Gather from the material every line that contains the string "seaborn".

** Begin **

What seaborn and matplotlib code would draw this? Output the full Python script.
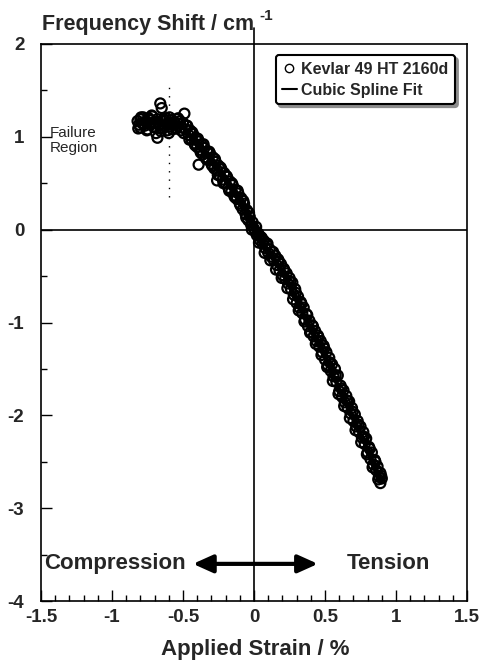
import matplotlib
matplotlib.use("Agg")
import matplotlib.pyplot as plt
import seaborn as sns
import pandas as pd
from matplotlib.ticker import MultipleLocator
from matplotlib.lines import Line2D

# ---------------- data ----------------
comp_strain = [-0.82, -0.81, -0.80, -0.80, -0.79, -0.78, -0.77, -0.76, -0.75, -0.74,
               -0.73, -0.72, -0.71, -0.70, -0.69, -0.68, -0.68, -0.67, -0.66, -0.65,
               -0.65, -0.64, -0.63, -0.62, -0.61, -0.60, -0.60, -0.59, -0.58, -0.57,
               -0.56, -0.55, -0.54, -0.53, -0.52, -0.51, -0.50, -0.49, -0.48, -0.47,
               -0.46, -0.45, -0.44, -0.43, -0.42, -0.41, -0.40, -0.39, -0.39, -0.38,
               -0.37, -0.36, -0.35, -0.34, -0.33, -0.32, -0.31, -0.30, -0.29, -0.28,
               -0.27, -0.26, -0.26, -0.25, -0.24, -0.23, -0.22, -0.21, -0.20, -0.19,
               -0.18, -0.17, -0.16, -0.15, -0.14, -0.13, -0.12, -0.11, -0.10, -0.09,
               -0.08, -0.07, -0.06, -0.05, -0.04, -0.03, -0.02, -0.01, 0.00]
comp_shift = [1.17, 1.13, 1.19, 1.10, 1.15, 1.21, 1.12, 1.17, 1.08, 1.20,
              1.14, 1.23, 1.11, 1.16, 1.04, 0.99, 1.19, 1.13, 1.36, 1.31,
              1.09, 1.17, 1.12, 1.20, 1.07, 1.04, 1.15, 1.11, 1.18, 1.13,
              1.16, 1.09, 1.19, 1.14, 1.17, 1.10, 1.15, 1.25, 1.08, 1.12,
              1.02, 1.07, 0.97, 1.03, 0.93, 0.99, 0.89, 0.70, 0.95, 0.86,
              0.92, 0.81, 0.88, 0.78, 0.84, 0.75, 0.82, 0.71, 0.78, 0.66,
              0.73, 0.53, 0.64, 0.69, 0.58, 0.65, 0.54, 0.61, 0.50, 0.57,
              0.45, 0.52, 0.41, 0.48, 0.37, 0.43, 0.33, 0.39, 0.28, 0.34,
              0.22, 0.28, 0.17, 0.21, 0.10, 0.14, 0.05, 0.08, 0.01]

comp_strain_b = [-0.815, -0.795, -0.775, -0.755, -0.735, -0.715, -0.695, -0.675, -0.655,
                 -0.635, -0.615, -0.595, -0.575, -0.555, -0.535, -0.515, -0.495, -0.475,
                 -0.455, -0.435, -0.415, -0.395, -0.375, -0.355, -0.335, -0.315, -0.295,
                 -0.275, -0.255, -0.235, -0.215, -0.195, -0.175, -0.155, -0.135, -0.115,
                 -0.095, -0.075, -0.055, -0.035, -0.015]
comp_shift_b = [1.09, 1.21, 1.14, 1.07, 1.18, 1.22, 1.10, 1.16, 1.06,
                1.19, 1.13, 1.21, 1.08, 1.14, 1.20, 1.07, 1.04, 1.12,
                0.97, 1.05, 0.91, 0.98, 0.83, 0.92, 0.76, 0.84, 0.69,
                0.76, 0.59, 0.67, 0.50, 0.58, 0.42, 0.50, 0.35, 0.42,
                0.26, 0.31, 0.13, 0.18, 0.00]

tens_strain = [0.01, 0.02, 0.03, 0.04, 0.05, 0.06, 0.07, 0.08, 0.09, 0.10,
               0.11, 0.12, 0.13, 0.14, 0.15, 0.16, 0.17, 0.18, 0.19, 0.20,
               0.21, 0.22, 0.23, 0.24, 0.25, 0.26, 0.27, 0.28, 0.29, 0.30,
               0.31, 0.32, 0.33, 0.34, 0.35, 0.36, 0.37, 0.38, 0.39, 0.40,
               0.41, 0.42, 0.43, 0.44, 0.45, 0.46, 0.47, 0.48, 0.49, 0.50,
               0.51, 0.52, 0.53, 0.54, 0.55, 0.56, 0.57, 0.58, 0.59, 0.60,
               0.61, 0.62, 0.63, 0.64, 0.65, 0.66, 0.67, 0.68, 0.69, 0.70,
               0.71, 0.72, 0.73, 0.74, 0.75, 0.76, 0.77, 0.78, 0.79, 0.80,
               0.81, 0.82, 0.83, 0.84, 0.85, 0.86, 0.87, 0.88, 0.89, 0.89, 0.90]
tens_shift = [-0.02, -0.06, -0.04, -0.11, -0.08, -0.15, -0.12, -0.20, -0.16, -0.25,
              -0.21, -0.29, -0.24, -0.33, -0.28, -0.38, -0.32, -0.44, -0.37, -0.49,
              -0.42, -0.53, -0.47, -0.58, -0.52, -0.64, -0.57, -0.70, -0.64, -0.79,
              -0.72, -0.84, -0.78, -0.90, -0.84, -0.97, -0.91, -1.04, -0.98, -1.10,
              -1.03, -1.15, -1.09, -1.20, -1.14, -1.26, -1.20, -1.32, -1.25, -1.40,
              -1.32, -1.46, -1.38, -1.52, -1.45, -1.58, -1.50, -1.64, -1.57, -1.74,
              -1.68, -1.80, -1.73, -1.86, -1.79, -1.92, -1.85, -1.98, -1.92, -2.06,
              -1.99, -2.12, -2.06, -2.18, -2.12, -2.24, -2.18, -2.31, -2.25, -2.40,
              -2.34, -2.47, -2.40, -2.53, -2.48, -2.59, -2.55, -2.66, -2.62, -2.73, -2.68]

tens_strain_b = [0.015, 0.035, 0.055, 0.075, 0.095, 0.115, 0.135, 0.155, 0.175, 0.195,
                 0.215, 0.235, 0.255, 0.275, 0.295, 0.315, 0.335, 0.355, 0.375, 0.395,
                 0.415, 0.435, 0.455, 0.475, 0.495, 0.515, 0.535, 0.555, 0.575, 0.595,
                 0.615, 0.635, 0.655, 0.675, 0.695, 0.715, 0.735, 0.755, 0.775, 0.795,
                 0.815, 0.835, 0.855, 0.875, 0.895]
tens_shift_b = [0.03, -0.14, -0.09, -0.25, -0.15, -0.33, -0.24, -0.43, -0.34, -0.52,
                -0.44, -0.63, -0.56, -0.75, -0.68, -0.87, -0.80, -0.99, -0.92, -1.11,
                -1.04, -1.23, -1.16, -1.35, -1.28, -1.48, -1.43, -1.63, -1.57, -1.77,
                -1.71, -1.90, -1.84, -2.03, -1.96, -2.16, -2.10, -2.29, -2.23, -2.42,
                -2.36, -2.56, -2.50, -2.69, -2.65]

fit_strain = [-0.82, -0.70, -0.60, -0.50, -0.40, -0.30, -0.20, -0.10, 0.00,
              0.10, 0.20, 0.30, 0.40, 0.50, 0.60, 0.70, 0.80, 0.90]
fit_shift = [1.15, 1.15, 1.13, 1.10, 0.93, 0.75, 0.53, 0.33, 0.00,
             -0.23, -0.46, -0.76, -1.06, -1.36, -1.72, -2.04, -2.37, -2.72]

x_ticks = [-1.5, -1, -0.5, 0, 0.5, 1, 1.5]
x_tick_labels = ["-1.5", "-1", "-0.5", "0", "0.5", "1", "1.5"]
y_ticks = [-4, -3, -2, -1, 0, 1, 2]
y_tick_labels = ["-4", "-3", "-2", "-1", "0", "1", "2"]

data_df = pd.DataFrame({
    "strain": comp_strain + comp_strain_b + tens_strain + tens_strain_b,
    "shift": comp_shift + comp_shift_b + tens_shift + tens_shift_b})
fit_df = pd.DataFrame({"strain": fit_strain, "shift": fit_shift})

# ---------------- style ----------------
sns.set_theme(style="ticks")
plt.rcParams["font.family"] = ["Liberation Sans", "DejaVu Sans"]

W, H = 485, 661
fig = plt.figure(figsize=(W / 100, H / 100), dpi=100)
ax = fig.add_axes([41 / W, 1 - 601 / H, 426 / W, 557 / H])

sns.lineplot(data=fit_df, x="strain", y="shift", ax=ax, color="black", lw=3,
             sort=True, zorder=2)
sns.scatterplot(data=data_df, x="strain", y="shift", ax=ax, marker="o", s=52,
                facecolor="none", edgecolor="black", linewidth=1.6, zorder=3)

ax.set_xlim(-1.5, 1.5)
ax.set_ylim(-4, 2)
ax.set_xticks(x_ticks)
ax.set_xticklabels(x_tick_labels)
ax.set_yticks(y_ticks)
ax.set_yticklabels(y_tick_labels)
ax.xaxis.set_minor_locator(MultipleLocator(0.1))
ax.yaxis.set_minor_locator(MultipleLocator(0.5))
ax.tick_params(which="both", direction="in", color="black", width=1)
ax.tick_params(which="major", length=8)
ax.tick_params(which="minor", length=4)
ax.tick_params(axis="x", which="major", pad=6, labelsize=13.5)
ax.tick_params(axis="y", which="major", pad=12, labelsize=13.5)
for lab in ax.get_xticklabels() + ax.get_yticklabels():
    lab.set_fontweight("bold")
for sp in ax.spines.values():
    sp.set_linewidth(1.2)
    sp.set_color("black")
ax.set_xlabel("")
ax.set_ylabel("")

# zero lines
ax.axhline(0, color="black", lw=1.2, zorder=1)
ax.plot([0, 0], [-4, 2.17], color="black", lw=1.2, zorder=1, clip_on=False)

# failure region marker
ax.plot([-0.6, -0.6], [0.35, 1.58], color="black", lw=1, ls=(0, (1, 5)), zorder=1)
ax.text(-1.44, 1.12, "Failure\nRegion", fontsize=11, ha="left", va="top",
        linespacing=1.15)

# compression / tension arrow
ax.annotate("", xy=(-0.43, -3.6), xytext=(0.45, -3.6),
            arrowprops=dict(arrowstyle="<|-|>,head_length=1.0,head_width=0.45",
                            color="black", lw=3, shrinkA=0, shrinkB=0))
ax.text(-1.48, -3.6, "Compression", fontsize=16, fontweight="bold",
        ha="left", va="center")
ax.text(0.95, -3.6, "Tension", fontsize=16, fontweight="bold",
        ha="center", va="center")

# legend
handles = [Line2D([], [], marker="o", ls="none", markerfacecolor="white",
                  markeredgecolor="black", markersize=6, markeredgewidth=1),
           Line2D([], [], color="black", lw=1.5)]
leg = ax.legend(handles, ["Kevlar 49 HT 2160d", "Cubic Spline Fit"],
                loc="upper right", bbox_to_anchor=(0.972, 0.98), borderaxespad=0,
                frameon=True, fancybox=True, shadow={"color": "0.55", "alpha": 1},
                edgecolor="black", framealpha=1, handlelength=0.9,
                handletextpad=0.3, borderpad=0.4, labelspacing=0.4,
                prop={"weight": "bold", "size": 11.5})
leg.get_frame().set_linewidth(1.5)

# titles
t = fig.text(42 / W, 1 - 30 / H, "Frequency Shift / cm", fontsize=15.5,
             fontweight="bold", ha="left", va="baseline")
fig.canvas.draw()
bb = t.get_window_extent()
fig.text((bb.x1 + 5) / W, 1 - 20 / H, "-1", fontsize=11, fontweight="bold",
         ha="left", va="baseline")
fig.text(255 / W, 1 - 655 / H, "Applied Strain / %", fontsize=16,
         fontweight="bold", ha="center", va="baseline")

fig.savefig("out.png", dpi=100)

** End **

**RESULT FOR THIS EXERCISE:**
What seaborn and matplotlib code would draw this? Output the full Python script.
import seaborn as sns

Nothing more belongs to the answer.